> _Task instructions_
Return the listing below verbatim. Pictures do not belong in the copy.

> _Data section_
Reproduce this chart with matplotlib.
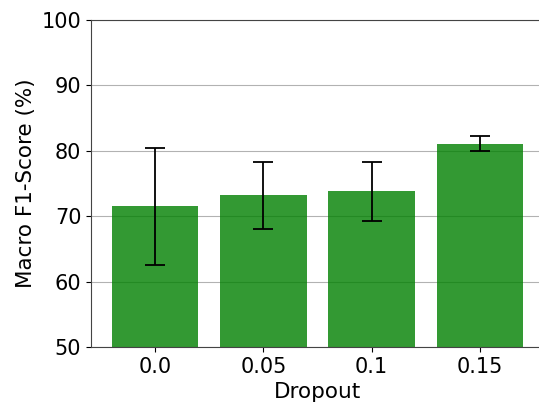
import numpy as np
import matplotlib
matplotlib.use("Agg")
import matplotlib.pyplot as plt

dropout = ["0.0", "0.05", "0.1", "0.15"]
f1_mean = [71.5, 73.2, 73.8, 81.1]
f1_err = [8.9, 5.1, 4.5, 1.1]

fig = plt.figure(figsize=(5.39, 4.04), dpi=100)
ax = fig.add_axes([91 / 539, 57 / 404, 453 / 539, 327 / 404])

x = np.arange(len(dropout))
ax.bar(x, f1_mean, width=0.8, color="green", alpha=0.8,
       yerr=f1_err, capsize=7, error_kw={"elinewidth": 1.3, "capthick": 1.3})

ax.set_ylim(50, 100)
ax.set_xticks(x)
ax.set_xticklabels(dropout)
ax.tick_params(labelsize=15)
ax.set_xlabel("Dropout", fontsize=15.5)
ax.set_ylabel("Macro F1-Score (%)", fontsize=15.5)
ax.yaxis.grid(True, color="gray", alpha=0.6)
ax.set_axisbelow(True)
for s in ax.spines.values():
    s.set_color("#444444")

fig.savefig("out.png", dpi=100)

> _Solution for this problem_
Reproduce this chart with matplotlib.
import numpy as np
import matplotlib
matplotlib.use("Agg")
import matplotlib.pyplot as plt

dropout = ["0.0", "0.05", "0.1", "0.15"]
f1_mean = [71.5, 73.2, 73.8, 81.1]
f1_err = [8.9, 5.1, 4.5, 1.1]

fig = plt.figure(figsize=(5.39, 4.04), dpi=100)
ax = fig.add_axes([91 / 539, 57 / 404, 453 / 539, 327 / 404])

x = np.arange(len(dropout))
ax.bar(x, f1_mean, width=0.8, color="green", alpha=0.8,
       yerr=f1_err, capsize=7, error_kw={"elinewidth": 1.3, "capthick": 1.3})

ax.set_ylim(50, 100)
ax.set_xticks(x)
ax.set_xticklabels(dropout)
ax.tick_params(labelsize=15)
ax.set_xlabel("Dropout", fontsize=15.5)
ax.set_ylabel("Macro F1-Score (%)", fontsize=15.5)
ax.yaxis.grid(True, color="gray", alpha=0.6)
ax.set_axisbelow(True)
for s in ax.spines.values():
    s.set_color("#444444")

fig.savefig("out.png", dpi=100)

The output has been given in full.